TASK GOAL
Omit all pictures. Copy the rest of the material exactly.
+ + +
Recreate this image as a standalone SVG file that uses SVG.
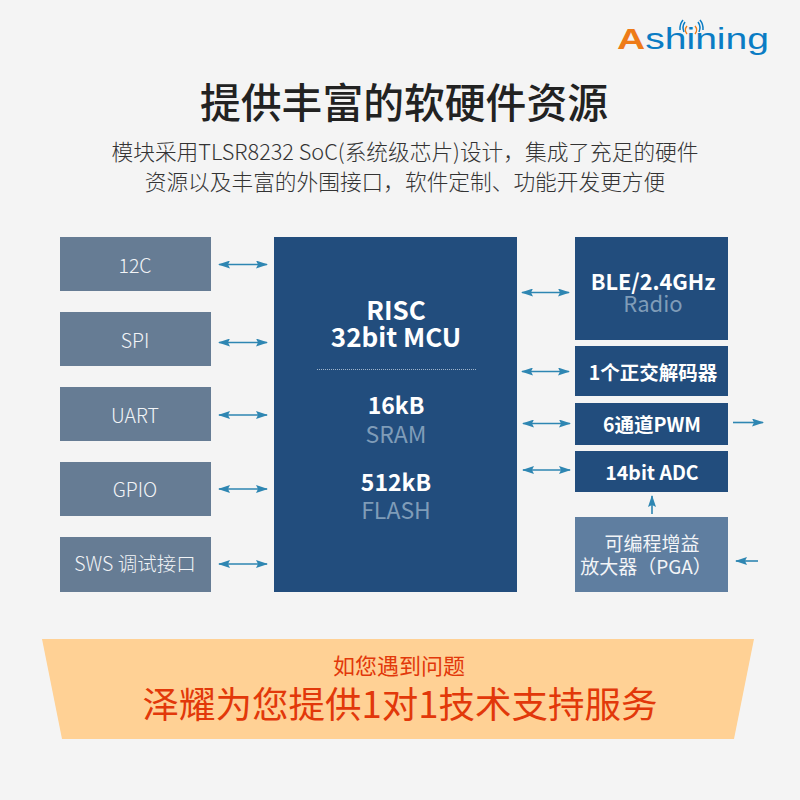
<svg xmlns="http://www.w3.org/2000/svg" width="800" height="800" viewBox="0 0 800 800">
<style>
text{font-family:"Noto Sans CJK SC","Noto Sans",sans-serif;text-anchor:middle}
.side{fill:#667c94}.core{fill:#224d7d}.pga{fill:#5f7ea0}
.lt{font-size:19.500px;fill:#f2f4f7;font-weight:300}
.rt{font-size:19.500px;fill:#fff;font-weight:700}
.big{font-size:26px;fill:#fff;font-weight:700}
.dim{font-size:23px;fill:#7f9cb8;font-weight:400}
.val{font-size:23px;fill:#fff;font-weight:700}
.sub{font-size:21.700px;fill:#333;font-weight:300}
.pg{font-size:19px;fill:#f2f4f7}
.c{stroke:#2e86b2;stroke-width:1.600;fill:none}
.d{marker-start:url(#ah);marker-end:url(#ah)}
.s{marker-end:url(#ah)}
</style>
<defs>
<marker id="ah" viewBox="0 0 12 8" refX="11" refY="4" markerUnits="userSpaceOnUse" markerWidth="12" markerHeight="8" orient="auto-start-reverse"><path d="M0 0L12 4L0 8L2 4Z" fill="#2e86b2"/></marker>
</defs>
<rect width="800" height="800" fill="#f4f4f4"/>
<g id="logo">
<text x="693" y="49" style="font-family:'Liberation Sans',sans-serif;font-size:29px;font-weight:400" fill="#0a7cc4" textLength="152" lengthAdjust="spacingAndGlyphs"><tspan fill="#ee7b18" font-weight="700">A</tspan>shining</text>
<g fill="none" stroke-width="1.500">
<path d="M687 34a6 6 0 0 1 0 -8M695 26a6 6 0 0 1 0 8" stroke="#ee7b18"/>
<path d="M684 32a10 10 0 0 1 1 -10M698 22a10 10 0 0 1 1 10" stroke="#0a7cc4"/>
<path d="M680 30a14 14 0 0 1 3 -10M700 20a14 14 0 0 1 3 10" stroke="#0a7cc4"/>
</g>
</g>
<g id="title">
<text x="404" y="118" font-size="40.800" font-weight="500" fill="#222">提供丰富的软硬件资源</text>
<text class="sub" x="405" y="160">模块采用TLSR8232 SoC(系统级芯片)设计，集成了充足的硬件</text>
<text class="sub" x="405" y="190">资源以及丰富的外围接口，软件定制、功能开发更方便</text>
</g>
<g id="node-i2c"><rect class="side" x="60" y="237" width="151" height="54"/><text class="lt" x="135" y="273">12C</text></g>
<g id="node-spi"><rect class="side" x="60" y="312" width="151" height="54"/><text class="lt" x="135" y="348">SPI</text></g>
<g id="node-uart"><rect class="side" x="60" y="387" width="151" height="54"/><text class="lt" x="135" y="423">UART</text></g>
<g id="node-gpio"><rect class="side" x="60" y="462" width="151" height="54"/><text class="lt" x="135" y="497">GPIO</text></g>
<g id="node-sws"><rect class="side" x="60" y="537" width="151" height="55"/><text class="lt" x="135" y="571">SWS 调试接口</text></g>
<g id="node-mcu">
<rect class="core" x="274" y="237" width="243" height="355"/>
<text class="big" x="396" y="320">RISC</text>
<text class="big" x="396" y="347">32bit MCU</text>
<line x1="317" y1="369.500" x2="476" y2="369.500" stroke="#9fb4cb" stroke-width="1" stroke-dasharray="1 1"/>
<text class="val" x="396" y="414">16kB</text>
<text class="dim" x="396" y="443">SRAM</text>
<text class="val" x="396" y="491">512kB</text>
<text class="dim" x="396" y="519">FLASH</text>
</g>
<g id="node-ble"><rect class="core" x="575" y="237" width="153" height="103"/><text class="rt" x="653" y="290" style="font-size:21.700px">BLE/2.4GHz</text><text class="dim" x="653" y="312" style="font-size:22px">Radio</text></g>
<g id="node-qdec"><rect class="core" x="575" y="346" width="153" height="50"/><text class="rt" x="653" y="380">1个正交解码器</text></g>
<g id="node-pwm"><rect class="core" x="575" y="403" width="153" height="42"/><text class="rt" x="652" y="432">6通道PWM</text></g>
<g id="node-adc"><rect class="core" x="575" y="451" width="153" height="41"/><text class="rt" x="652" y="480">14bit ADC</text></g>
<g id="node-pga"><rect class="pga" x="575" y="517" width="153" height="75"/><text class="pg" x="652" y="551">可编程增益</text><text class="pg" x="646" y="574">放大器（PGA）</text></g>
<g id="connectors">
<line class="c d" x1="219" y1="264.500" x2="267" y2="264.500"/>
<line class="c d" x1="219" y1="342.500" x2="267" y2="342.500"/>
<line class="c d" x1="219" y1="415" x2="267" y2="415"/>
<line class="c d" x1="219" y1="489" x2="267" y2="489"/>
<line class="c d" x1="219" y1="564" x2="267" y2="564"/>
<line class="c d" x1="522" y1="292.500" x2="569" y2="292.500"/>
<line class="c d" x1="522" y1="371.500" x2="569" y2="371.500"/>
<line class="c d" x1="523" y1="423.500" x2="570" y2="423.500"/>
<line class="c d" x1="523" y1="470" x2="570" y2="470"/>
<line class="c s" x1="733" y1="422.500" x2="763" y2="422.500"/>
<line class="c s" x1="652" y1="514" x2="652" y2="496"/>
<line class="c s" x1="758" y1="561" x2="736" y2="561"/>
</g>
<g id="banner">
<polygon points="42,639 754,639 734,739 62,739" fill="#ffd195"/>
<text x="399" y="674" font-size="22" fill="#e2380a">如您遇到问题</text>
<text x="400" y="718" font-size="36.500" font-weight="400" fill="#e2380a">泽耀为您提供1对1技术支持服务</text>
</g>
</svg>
+ + +
COMPLETED EXERCISE
Recreate this image as a standalone SVG file that uses SVG.
<svg xmlns="http://www.w3.org/2000/svg" width="800" height="800" viewBox="0 0 800 800">
<style>
text{font-family:"Noto Sans CJK SC","Noto Sans",sans-serif;text-anchor:middle}
.side{fill:#667c94}.core{fill:#224d7d}.pga{fill:#5f7ea0}
.lt{font-size:19.500px;fill:#f2f4f7;font-weight:300}
.rt{font-size:19.500px;fill:#fff;font-weight:700}
.big{font-size:26px;fill:#fff;font-weight:700}
.dim{font-size:23px;fill:#7f9cb8;font-weight:400}
.val{font-size:23px;fill:#fff;font-weight:700}
.sub{font-size:21.700px;fill:#333;font-weight:300}
.pg{font-size:19px;fill:#f2f4f7}
.c{stroke:#2e86b2;stroke-width:1.600;fill:none}
.d{marker-start:url(#ah);marker-end:url(#ah)}
.s{marker-end:url(#ah)}
</style>
<defs>
<marker id="ah" viewBox="0 0 12 8" refX="11" refY="4" markerUnits="userSpaceOnUse" markerWidth="12" markerHeight="8" orient="auto-start-reverse"><path d="M0 0L12 4L0 8L2 4Z" fill="#2e86b2"/></marker>
</defs>
<rect width="800" height="800" fill="#f4f4f4"/>
<g id="logo">
<text x="693" y="49" style="font-family:'Liberation Sans',sans-serif;font-size:29px;font-weight:400" fill="#0a7cc4" textLength="152" lengthAdjust="spacingAndGlyphs"><tspan fill="#ee7b18" font-weight="700">A</tspan>shining</text>
<g fill="none" stroke-width="1.500">
<path d="M687 34a6 6 0 0 1 0 -8M695 26a6 6 0 0 1 0 8" stroke="#ee7b18"/>
<path d="M684 32a10 10 0 0 1 1 -10M698 22a10 10 0 0 1 1 10" stroke="#0a7cc4"/>
<path d="M680 30a14 14 0 0 1 3 -10M700 20a14 14 0 0 1 3 10" stroke="#0a7cc4"/>
</g>
</g>
<g id="title">
<text x="404" y="118" font-size="40.800" font-weight="500" fill="#222">提供丰富的软硬件资源</text>
<text class="sub" x="405" y="160">模块采用TLSR8232 SoC(系统级芯片)设计，集成了充足的硬件</text>
<text class="sub" x="405" y="190">资源以及丰富的外围接口，软件定制、功能开发更方便</text>
</g>
<g id="node-i2c"><rect class="side" x="60" y="237" width="151" height="54"/><text class="lt" x="135" y="273">12C</text></g>
<g id="node-spi"><rect class="side" x="60" y="312" width="151" height="54"/><text class="lt" x="135" y="348">SPI</text></g>
<g id="node-uart"><rect class="side" x="60" y="387" width="151" height="54"/><text class="lt" x="135" y="423">UART</text></g>
<g id="node-gpio"><rect class="side" x="60" y="462" width="151" height="54"/><text class="lt" x="135" y="497">GPIO</text></g>
<g id="node-sws"><rect class="side" x="60" y="537" width="151" height="55"/><text class="lt" x="135" y="571">SWS 调试接口</text></g>
<g id="node-mcu">
<rect class="core" x="274" y="237" width="243" height="355"/>
<text class="big" x="396" y="320">RISC</text>
<text class="big" x="396" y="347">32bit MCU</text>
<line x1="317" y1="369.500" x2="476" y2="369.500" stroke="#9fb4cb" stroke-width="1" stroke-dasharray="1 1"/>
<text class="val" x="396" y="414">16kB</text>
<text class="dim" x="396" y="443">SRAM</text>
<text class="val" x="396" y="491">512kB</text>
<text class="dim" x="396" y="519">FLASH</text>
</g>
<g id="node-ble"><rect class="core" x="575" y="237" width="153" height="103"/><text class="rt" x="653" y="290" style="font-size:21.700px">BLE/2.4GHz</text><text class="dim" x="653" y="312" style="font-size:22px">Radio</text></g>
<g id="node-qdec"><rect class="core" x="575" y="346" width="153" height="50"/><text class="rt" x="653" y="380">1个正交解码器</text></g>
<g id="node-pwm"><rect class="core" x="575" y="403" width="153" height="42"/><text class="rt" x="652" y="432">6通道PWM</text></g>
<g id="node-adc"><rect class="core" x="575" y="451" width="153" height="41"/><text class="rt" x="652" y="480">14bit ADC</text></g>
<g id="node-pga"><rect class="pga" x="575" y="517" width="153" height="75"/><text class="pg" x="652" y="551">可编程增益</text><text class="pg" x="646" y="574">放大器（PGA）</text></g>
<g id="connectors">
<line class="c d" x1="219" y1="264.500" x2="267" y2="264.500"/>
<line class="c d" x1="219" y1="342.500" x2="267" y2="342.500"/>
<line class="c d" x1="219" y1="415" x2="267" y2="415"/>
<line class="c d" x1="219" y1="489" x2="267" y2="489"/>
<line class="c d" x1="219" y1="564" x2="267" y2="564"/>
<line class="c d" x1="522" y1="292.500" x2="569" y2="292.500"/>
<line class="c d" x1="522" y1="371.500" x2="569" y2="371.500"/>
<line class="c d" x1="523" y1="423.500" x2="570" y2="423.500"/>
<line class="c d" x1="523" y1="470" x2="570" y2="470"/>
<line class="c s" x1="733" y1="422.500" x2="763" y2="422.500"/>
<line class="c s" x1="652" y1="514" x2="652" y2="496"/>
<line class="c s" x1="758" y1="561" x2="736" y2="561"/>
</g>
<g id="banner">
<polygon points="42,639 754,639 734,739 62,739" fill="#ffd195"/>
<text x="399" y="674" font-size="22" fill="#e2380a">如您遇到问题</text>
<text x="400" y="718" font-size="36.500" font-weight="400" fill="#e2380a">泽耀为您提供1对1技术支持服务</text>
</g>
</svg>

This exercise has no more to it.